Ever since First Union Corp. acquired fixed-income specialists Tattersall Advisory Group last February in order to build up the former's fixed-income business, investors at the asset management company were wary that it would lose its independence under the auspices of such a sprawling banking giant.
"But that hasn't been the case at all," said Robert A. Calhoun, co-director of research at Richmond, Va.-based Tattersall. "We have managed to retain control over our investment process and maintained incentives for employees. Even though the consultant universe generally views banks negatively, so far, the acquisition has played out as advertised - they have pretty much left us alone."
Tattersall brought the staff of First Capital Group - the $60 billion institutional investment management arm of First Union - to 237 from 182, adding 13 portfolio managers and one marketer to the force. The company, a well-regarded fund manager, also added a sizable amount of assets to First Union's pot - nearly $6.6 billion in fixed-income accounts for institutional clients.
Tattersall also benefited from the synergies between the companies. The company gained high yield capabilities, foreign exposure, and the benefits of First Union's $900 million mutual fund platform, Calhoun said.

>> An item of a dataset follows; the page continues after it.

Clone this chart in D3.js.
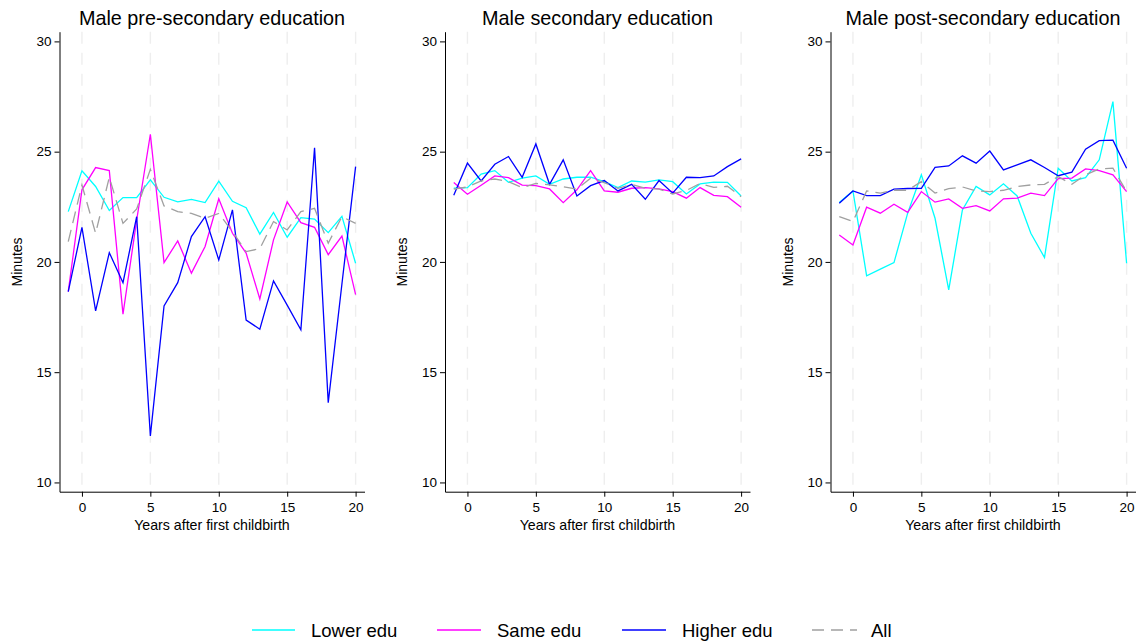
<!DOCTYPE html>
<html>
<head>
<meta charset="utf-8">
<script src="https://cdn.jsdelivr.net/npm/d3@7"></script>
<style>
  html, body { margin: 0; padding: 0; background: #fff; }
  svg { display: block; font-family: "Liberation Sans", Arial, Helvetica, sans-serif; }
</style>
</head>
<body>
<svg id="chart" width="1140" height="643"></svg>
<script>
// Years relative to first childbirth
const years = [-1, 0, 1, 2, 3, 4, 5, 6, 7, 8, 9, 10, 11, 12, 13, 14, 15, 16, 17, 18, 19, 20];

// Panel titles
const panelTitles = ["Male pre-secondary education", "Male secondary education", "Male post-secondary education"];

// Series names (legend)
const seriesNames = ["Lower edu", "Same edu", "Higher edu", "All"];

// Axis ticks
const yTicks = [10, 15, 20, 25, 30];
const xTicks = [0, 5, 10, 15, 20];

// Pre-secondary education (minutes)
const preLower  = [22.28, 24.13, 23.42, 22.33, 22.92, 22.92, 23.72, 22.93, 22.72, 22.84, 22.69, 23.66, 22.75, 22.46, 21.26, 22.24, 21.12, 22.01, 21.94, 21.33, 22.07, 19.94];
const preSame   = [18.65, 23.27, 24.28, 24.14, 17.63, 21.90, 25.79, 19.97, 20.95, 19.49, 20.70, 22.86, 21.30, 20.40, 18.32, 21.00, 22.72, 21.78, 21.57, 20.33, 21.17, 18.52];
const preHigher = [18.65, 21.57, 17.78, 20.42, 19.06, 22.05, 12.11, 18.00, 19.06, 21.15, 22.05, 20.09, 22.36, 17.36, 16.95, 19.14, 18.04, 16.92, 25.18, 13.62, 19.00, 24.32];
const preAll    = [20.92, 23.49, 21.30, 23.84, 21.75, 22.40, 24.20, 22.54, 22.28, 22.20, 21.98, 22.20, 21.37, 20.47, 20.60, 21.83, 21.45, 22.28, 22.43, 20.85, 22.05, 21.75];

// Secondary education (minutes)
const secLower  = [23.34, 23.37, 23.98, 24.14, 23.61, 23.80, 23.90, 23.52, 23.76, 23.84, 23.84, 23.64, 23.37, 23.67, 23.62, 23.72, 23.64, 23.08, 23.54, 23.62, 23.61, 22.99];
const secSame   = [23.60, 23.07, 23.48, 23.90, 23.82, 23.48, 23.46, 23.31, 22.69, 23.27, 24.14, 23.22, 23.16, 23.34, 23.37, 23.31, 23.19, 22.89, 23.37, 23.02, 22.96, 22.48];
const secHigher = [23.02, 24.48, 23.67, 24.43, 24.78, 23.84, 25.35, 23.52, 24.63, 22.99, 23.46, 23.69, 23.22, 23.52, 22.84, 23.69, 23.12, 23.84, 23.82, 23.90, 24.32, 24.67];
const secAll    = [23.30, 23.40, 23.67, 23.76, 23.64, 23.37, 23.56, 23.49, 23.41, 23.30, 23.80, 23.60, 23.34, 23.52, 23.34, 23.30, 23.08, 23.24, 23.56, 23.38, 23.43, 22.96];

// Post-secondary education (minutes)
const postLower  = [22.70, 23.22, 19.37, 19.67, 19.97, 22.21, 23.95, 21.98, 18.73, 22.36, 23.42, 23.04, 23.54, 22.99, 21.30, 20.20, 24.25, 23.67, 23.82, 24.63, 27.27, 19.94];
const postSame   = [21.22, 20.77, 22.48, 22.21, 22.62, 22.25, 23.19, 22.71, 22.86, 22.43, 22.55, 22.31, 22.86, 22.89, 23.12, 23.01, 23.78, 23.80, 24.22, 24.14, 23.95, 23.19];
const postHigher = [22.66, 23.22, 23.01, 23.01, 23.30, 23.33, 23.34, 24.29, 24.35, 24.81, 24.48, 25.03, 24.17, 24.40, 24.63, 24.28, 23.91, 24.07, 25.11, 25.50, 25.52, 24.25];
const postAll    = [22.05, 21.83, 23.22, 23.12, 23.25, 23.25, 23.64, 23.12, 23.32, 23.40, 23.22, 23.19, 23.25, 23.42, 23.49, 23.52, 23.87, 23.52, 23.95, 24.22, 24.25, 23.19];

const panels = [
  { title: panelTitles[0], series: [preLower, preSame, preHigher, preAll] },
  { title: panelTitles[1], series: [secLower, secSame, secHigher, secAll] },
  { title: panelTitles[2], series: [postLower, postSame, postHigher, postAll] }
];

const colors = ["#00ffff", "#ff00ff", "#0000ff", "#a0a0a0"];
const dashes = [null, null, null, "12,7"];

const svg = d3.select("#chart");
svg.append("rect").attr("width", 1140).attr("height", 643).attr("fill", "#fff");

const panelLeft = [59.5, 445, 830.5];
const plotW = 305;
const plotTop = 31.7, plotBottom = 491.7;

panels.forEach((p, i) => {
  const left = panelLeft[i];
  const x = d3.scaleLinear().domain([-1.64, 20.65]).range([left, left + plotW]);
  const y = d3.scaleLinear().domain([9.58, 30.44]).range([plotBottom, plotTop]);

  const g = svg.append("g");

  // vertical dashed grid at x ticks
  g.append("g").selectAll("line").data(xTicks).join("line")
    .attr("x1", d => x(d)).attr("x2", d => x(d))
    .attr("y1", plotTop).attr("y2", plotBottom)
    .attr("stroke", "#eeeeee").attr("stroke-width", 1.4)
    .attr("stroke-dasharray", "12,9");

  // series lines
  const line = d3.line().x((d, k) => x(years[k])).y(d => y(d));
  p.series.forEach((vals, s) => {
    g.append("path").datum(vals)
      .attr("d", line)
      .attr("fill", "none")
      .attr("stroke", colors[s])
      .attr("stroke-width", 1.3)
      .attr("stroke-linejoin", "miter")
      .attr("stroke-dasharray", dashes[s]);
  });

  // axes
  const yAxis = d3.axisLeft(y).tickValues(yTicks).tickSize(5).tickSizeOuter(0).tickPadding(3);
  const gy = g.append("g").attr("transform", `translate(${left},0)`).call(yAxis);
  const xAxis = d3.axisBottom(x).tickValues(xTicks).tickSize(5).tickSizeOuter(0).tickPadding(6);
  const gx = g.append("g").attr("transform", `translate(0,${plotBottom})`).call(xAxis);
  [gx, gy].forEach(a => {
    a.selectAll("path").attr("stroke", "#000").attr("stroke-width", 1);
    a.selectAll("line").attr("stroke", "#000");
    a.selectAll("text").attr("font-size", 13.5).attr("fill", "#000")
      .attr("font-family", "'Liberation Sans', Arial, sans-serif");
  });

  // title
  g.append("text")
    .attr("x", left + plotW / 2).attr("y", 25)
    .attr("text-anchor", "middle").attr("font-size", 19.8).attr("fill", "#000")
    .text(p.title);

  // axis titles
  g.append("text")
    .attr("x", x(9.5)).attr("y", 530)
    .attr("text-anchor", "middle").attr("font-size", 14.2).attr("fill", "#000")
    .text("Years after first childbirth");
  g.append("text")
    .attr("transform", `translate(${left - 38},${y(20)}) rotate(-90)`)
    .attr("text-anchor", "middle").attr("font-size", 14).attr("fill", "#000")
    .text("Minutes");
});

// legend
const legendItems = [
  { x0: 252, x1: 295, tx: 311 },
  { x0: 437, x1: 481, tx: 497 },
  { x0: 622, x1: 666, tx: 682 },
  { x0: 812, x1: 857, tx: 871 }
];
const lg = svg.append("g");
seriesNames.forEach((name, s) => {
  const it = legendItems[s];
  lg.append("line")
    .attr("x1", it.x0).attr("x2", it.x1).attr("y1", 630).attr("y2", 630)
    .attr("stroke", colors[s]).attr("stroke-width", 1.4)
    .attr("stroke-dasharray", dashes[s]);
  lg.append("text")
    .attr("x", it.tx).attr("y", 637)
    .attr("font-size", 18.5).attr("fill", "#000")
    .text(name);
});
</script>
</body>
</html>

Already, Tattersall will be opening up a high yield fund that it will maintain asset control over.
But still, Tattersall views mortgages - both residential and commercial mortgage-backed securities - as its main focus, and has been pleased with the way the market has been behaving.
"There is just too much yield built into the mortgage market for mortgages to be a loser," Calhoun said.
Straightforward Passthrough Player
Mortgage bonds have comprised approximately $2.3 billion of Tattersall's centrally-managed accounts, with some aggregate-based accounts made up of nearly 50% mortgage product, Calhoun noted.
The company has recently been overweighted in mortgage- and asset-backeds, but underweighted in Treasurys.
"We are always looking for entry points to overweight in spread sectors," Calhoun said. "With spreads as wide as they are in mortgages, there is lots of cushion, and we actually like that. We pay attention to the idea that you cannot outperform in a sector that underyields another."
Calhoun describes the company's investments as "simple" - there are virtually no derivative securities in the portfolio, but only plain vanilla bonds and some planned amortization class paper issued off seasoned collateral.
"We like securities that are easy to hedge," Calhoun explained.
Further, between one-third and one-half of investments are positioned in collateralized mortgage obligations, which often present more total-return opportunities.
Though the company tends not to predict the direction of spreads as a basic strategy, it does not like to the play the game of moving up in coupon in order to deal with shortened durations, as so many investment houses do.
"We definitely focus on relative value here, and not on the curve bucket," Calhoun said. "But we started overweighting spread sectors before most managers, I believe. We like spreads to remain wide so we can earn that additional yield. But we don't try to outhink them. We just take what the market gives us."
CMBS Can Be Counted On
Between 8% and 10% of Tattersall's mortgage portfolio is made up of commercial mortgage-backed securities, and Calhoun is glad that credit spreads for CMBS are finally returning to more normal levels.
"After the technical problems of 1998, credit spreads widened out, where a double-A widened five basis points to the triple-A, the portion that everybody focuses on," he said. "But it is leveling out, and in the longer term, CMBS are cheap to corporates."
But of even greater value, Calhoun says, are Fannie Mae desktop underwriter securities, which are a great hedge to agency debentures.
"We can pick up 30 to 40 basis points with similar securities," Calhoun notes. "We took advantage of the fact that spreads widened between DUS and CMBS."
Even though Calhoun does not think that the addition of CMBS to the Lehman Index had the earth-shattering effect on the investment community that it was supposed to have, he still views this sector as extremely attractive.
"These are still pricing at LIBOR + 35 or LIBOR + 45, and it presents low cash flow variability," Calhoun said. "Also, CMBS are traded by corporate players now, and the cash flow variability of deals over the years has been reduced. Now, it is more of a bullet."